The paper is based on Google’s experience of implementing Paxos in their Chubby lock service, which makes it a valuable resource for engineers looking to implement Paxos in real-world systems, the failure scenarios can be considered as a cautionary tale for developers.
The comparison provided in table 1 indicates that despite all the extra overhead involved in correctly imple- menting Paxos, their system has significant performance gains over the existing system. Thes results are very promising given that optimization was not their point of focus while designing the system.
Drawbacks
The paper assumes a high level of technical knowledge and familiarity with distributed systems and the Paxos algorithm, which may make it difficult for some readers to understand. It would have been helpful if the authors elaborated further on some of the optimizations they implemented such as multi-paxos.

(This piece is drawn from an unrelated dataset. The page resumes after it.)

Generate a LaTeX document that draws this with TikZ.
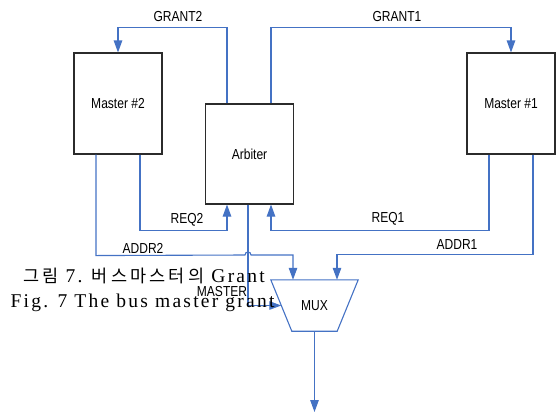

The paper is focused solely on Google’s experience of implementing Paxos in their Chubby lock service, which may limit its relevance to engineers working on other types of systems. Maybe the authors may have included a section about considerations to be made for implementing paxos in general distributed systems.
The paper does not provide a comparison with other state machine replication algorithms or lock services, which may make it difficult for readers to fully understand the benefits and limitations of using Paxos.
Research Questions
Can Paxos be used to build some other applications other than databases? How can we leverage Paxos to build useful distributed systems?
What are the consistency guarantees provided by Paxos in the context of a lock service like Chubby, and how do these guarantees compare with other replication algorithms?
How does the Paxos implementation of Chubby compare with other such services like ZooKeeper?